Drew Johnson‘s spirited defense of O. Henry on the hundredth anniversary of his death: “[I]t’s worth remembering that this is a register with which all writers have terrible difficulty. For all the contempt lavished on stories which crudely bring on the tears, my nagging sense is that the skills to traverse the terrain of ‘The Last Leaf’ or ‘Magi’ are widely lacking—and so we hide behind the ‘happiness shows white on the page’ excuses. It’s hard to think of happy stories.”
Falling hard for the hero of A Confederacy of Dunces.
E.L. Doctorow on how Ragtime might resemble a rag: “In the way it plays off personal lives against historical forces, you could make the claim, I suppose, that the historical forces are the basic stride or the inevitable irrepressible beat, and the attempt to escape history is the syncopated right hand.”
Peter Matthiessen recalls visiting Prague in 1948.
What’s killing fiction? MFA programs? Publishing house editors? Anybody willing to step up and blame readers?
Benjamin Percy recalls his early admiration for Stephen King‘s The Gunslinger.
Richard Price‘s novel Lush Life has inspired a series of art exhibits on the Lower East Side.
“Grocery store owners, it seems, have more dignity, more potential for sympathy, and more substance, than politicians, at least if you’re an up and coming novelist.”

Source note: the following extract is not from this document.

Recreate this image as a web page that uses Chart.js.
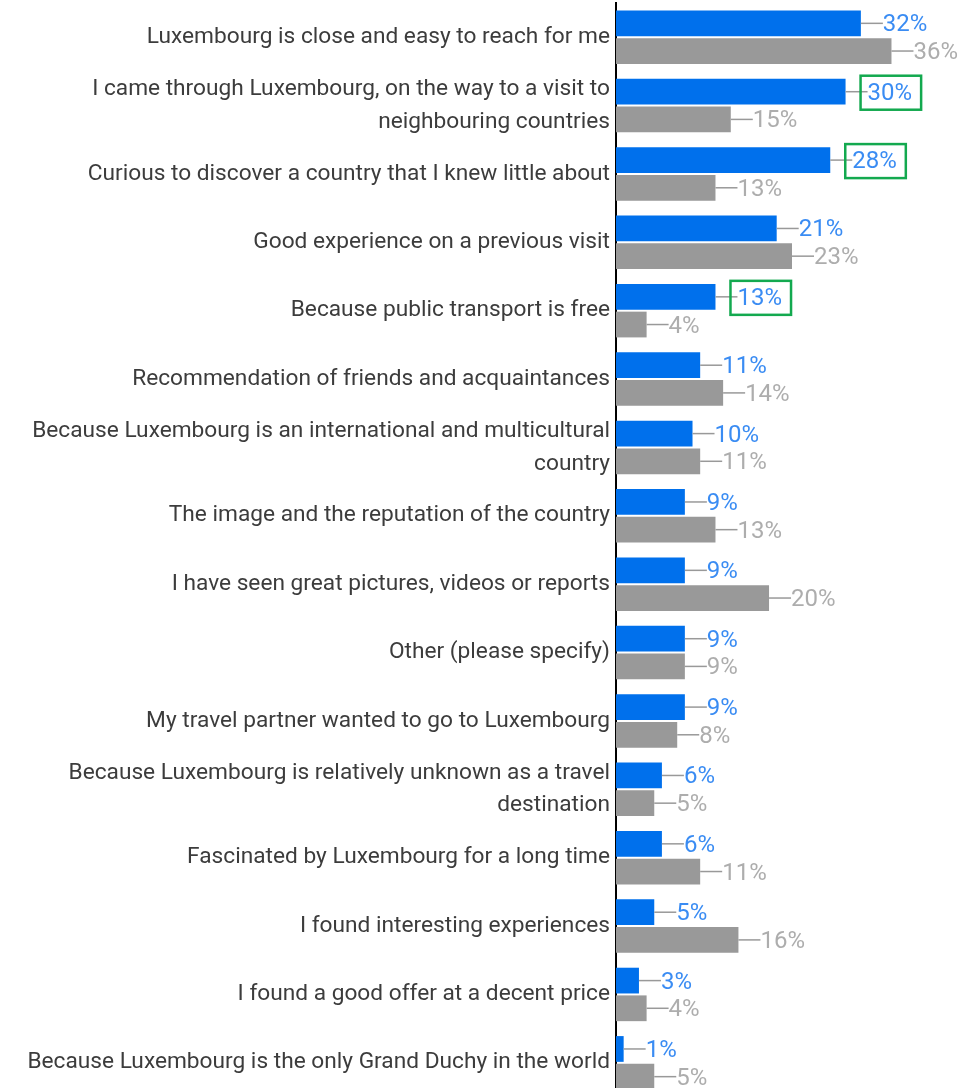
<!DOCTYPE html>
<html>
<head>
<meta charset="utf-8">
<script src="https://cdn.jsdelivr.net/npm/chart.js@4.4.1/dist/chart.umd.min.js"></script>
<style>
  html, body { margin: 0; padding: 0; overflow: hidden; background: #fff; }
  #wrap { position: absolute; left: 0; top: 0; width: 968px; height: 1100px; }
</style>
</head>
<body>
<div id="wrap"><canvas id="reasonsChart"></canvas></div>
<script>
const reasons = [
    'Luxembourg is close and easy to reach for me',
    ['I came through Luxembourg, on the way to a visit to', 'neighbouring countries'],
    'Curious to discover a country that I knew little about',
    'Good experience on a previous visit',
    'Because public transport is free',
    'Recommendation of friends and acquaintances',
    ['Because Luxembourg is an international and multicultural', 'country'],
    'The image and the reputation of the country',
    'I have seen great pictures, videos or reports',
    'Other (please specify)',
    'My travel partner wanted to go to Luxembourg',
    ['Because Luxembourg is relatively unknown as a travel', 'destination'],
    'Fascinated by Luxembourg for a long time',
    'I found interesting experiences',
    'I found a good offer at a decent price',
    'Because Luxembourg is the only Grand Duchy in the world'
];
const blueValues = [32, 30, 28, 21, 13, 11, 10, 9, 9, 9, 9, 6, 6, 5, 3, 1];
const greyValues = [36, 15, 13, 23, 4, 14, 11, 13, 20, 9, 8, 5, 11, 16, 4, 5];
// rows of the blue series whose value gets a green frame
const framedBlue = [1, 2, 4];

const labelColors = ['#3a8cf3', '#adadad'];

// leader line + percentage next to each bar
const valueLabels = {
    id: 'valueLabels',
    afterDatasetsDraw(chart) {
        let ctx = chart.ctx;
        ctx.save();
        ctx.font = '24px Roboto';
        ctx.textBaseline = 'middle';
        ctx.textAlign = 'left';
        chart.data.datasets.forEach((ds, di) => {
            chart.getDatasetMeta(di).data.forEach((bar, i) => {
                let x = bar.x, y = bar.y;
                ctx.strokeStyle = '#999999';
                ctx.lineWidth = 1.5;
                ctx.beginPath();
                ctx.moveTo(x, y);
                ctx.lineTo(x + 22, y);
                ctx.stroke();
                let text = ds.data[i] + '%';
                ctx.fillStyle = labelColors[di];
                ctx.fillText(text, x + 22, y + 2);
                if (di === 0 && framedBlue.includes(i)) {
                    let w = ctx.measureText(text).width;
                    ctx.strokeStyle = '#13a94f';
                    ctx.lineWidth = 2.5;
                    ctx.strokeRect(x + 15, y - 16, w + 16, 34);
                }
            });
        });
        ctx.restore();
    }
};

let ctx = document.getElementById('reasonsChart').getContext('2d');
let myChart = new Chart(ctx, {
    type: 'bar',
    data: {
        labels: reasons,
        datasets: [
            {
                label: 'Blue',
                data: blueValues,
                backgroundColor: '#0070ec',
            }, {
                label: 'Grey',
                data: greyValues,
                backgroundColor: '#999999',
            }
        ]
    },
    options: {
        indexAxis: 'y',
        responsive: true,
        maintainAspectRatio: false,
        animation: false,
        categoryPercentage: 0.81,
        barPercentage: 0.93,
        layout: { padding: { top: 3, bottom: 3, left: 0, right: 0 } },
        plugins: {
            legend: { display: false },
            tooltip: { enabled: false }
        },
        scales: {
            x: {
                display: false,
                min: 0,
                max: 46
            },
            y: {
                grid: { display: false, drawTicks: false },
                border: { display: true, color: '#000000', width: 2 },
                ticks: {
                    color: '#3c3c3c',
                    padding: 6,
                    autoSkip: false,
                    font: { family: 'Roboto', size: 22.7, lineHeight: 1.45 }
                },
                afterFit(scale) {
                    // fixed label column; labels sit mid-row so no extra edge padding
                    scale.width = 616;
                    scale.paddingTop = 0;
                    scale.paddingBottom = 0;
                }
            }
        }
    },
    plugins: [valueLabels]
});
</script>
</body>
</html>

Jeffrey Eugenides isn’t very excited about the upcoming film version of his short story “Baster.”
Any appropriate name for the oil spill in the Gulf of Mexico is going to have a Don DeLillo-like affect.
Writing about American sports fiction, Benjamin Markovitz notes that “[John] Updike probably chose basketball for Rabbit because it’s less Waspy than tennis or golf. Even so, the class lines in American sports are not fixed. Basketball is played by inner-city blacks and rural whites. American football grew up on the playing fields of east coast prep schools, but early on it also became a way out of poverty for the working classes.” This may explain why fiction writers find sports so useful for their purposes—and why the Great American Lacrosse Novel will probably never be written.
Brady Udall on researching his new novel, The Lonely Polygamist: “I figured I’d meet a lot of megalomaniacal men with their shirts buttoned up to their necks, and their meek, cow-eyed wives (the ones with the pioneer dresses and weird hair-dos). I have to say I was almost disappointed when these people turned out to be nice, everyday, regular folks, hardly distinguishable from the rest of the populace.”
I’m mindful of the fact that all the writers mentioned in this links post are men. I don’t think all of them are purveyors of manfiction, though. On a related note: Are female authors in movies always broken/weepy types?